The Taliban insurgency has quietly sent political negotiators to Pakistan from its Qatar-based office amid a new diplomatic push for encouraging peace talks between parties to the Afghanistan war.
A three-member Taliban delegation headed by Shahabuddin Dilawar, a senior member of the Doha office, is currently in Islamabad, local media reported Tuesday. Pakistani officials have not yet commented on the reports.
Diplomatic sources in the capital city have told VOA they are “aware" of the arrival of Taliban officials, but they refused to speculate on their mission.
“Let me check and if I get any information I will get back and share it with you,” said Taliban spokesman Zabihullah Mujahid when VOA sought his confirmation and purpose of the insurgent delegation’s visit to Pakistan.
On Tuesday, a U.S. delegation lead by Acting Assistant Secretary of State Alice Wells concluded official talks with Pakistani leaders.
A U.S. Embassy statement said Wells emphasized in her meetings with Pakistani officials that President Donald Trump’s South Asia strategy “represents an opportunity to work together for the establishment of a stable, peaceful Afghanistan.”
It said that Wells urged Pakistan to address the continuing presence of the Haqqani network and other terrorist groups within its territory.
A Pakistani Foreign Ministry statement issued separately quoted Ambassador Wells as saying that “Pakistan’s support was critical to the success of the U.S. strategy for Afghanistan.”
Afghan and U.S. officials have long alleged the Taliban and the allied Haqqani Network are using sanctuaries on Pakistani soil to sustain and expand insurgent activities in Afghanistan.
Islamabad denies the charges and insists there are no insurgent sanctuaries in Pakistan. But officials maintain they are committed to help facilitate a peace dialogue between the Afghan government and the Taliban using whatever influence Pakistan has to find a political settlement to the Afghan conflict.
“Our influence with the Taliban, naturally has over the years diminished, mainly because most of them have actually moved into Afghanistan and therefore, they are not really under our influence directly,” Pakistan’s ambassador to the U.S., Aizaz Ahmad Chaudhry told VOA in a recent interview.
Meanwhile Afghanistan’s official High Peace Council, which is tasked to promote peace and reconciliation with armed opposition, Tuesday reiterated the government is committed to engage in talks with the Taliban.

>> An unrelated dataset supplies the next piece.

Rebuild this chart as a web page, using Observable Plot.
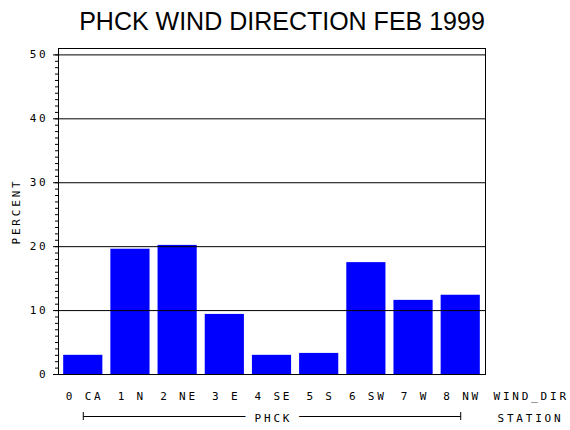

“The Afghan government has no pre-conditions for peace talks with [the] Taliban and can talk anywhere [the] Taliban want,” said Akram Khpalwak, who speaks for the 70-member council, while addressing a meeting of hundreds of Afghan youth, women, politicians and civil society representatives in Kabul.
The Taliban’s political office on Tuesday issued a statement in which it again put forward its agenda for engaging in any Afghan peace talks.
“Islamic Emirate [the Taliban] is seeking an end to foreign occupation and implementation of an Islamic system in the country … But the other side [Afghan government] has no clear strategy and is merely making hollow claims about peace talks,” said the statement released to journalists.
The statement denounced as baseless reported official claims Taliban negotiators went to Turkey this week for preliminary talks with the Afghan government.
Also in his speech, Khpalwak again explained that the government had nothing to do with the Turkey talks. He went on to say that Kabul is waiting for the Taliban to respond positively to Afghan calls for coming to the negotiating table to discuss in peace.
“No official negotiations have begun yet and none of the government officials have participated in peace talks. We want negotiations with authentic and authoritative leadership of [the] Taliban,” said Khpalwak.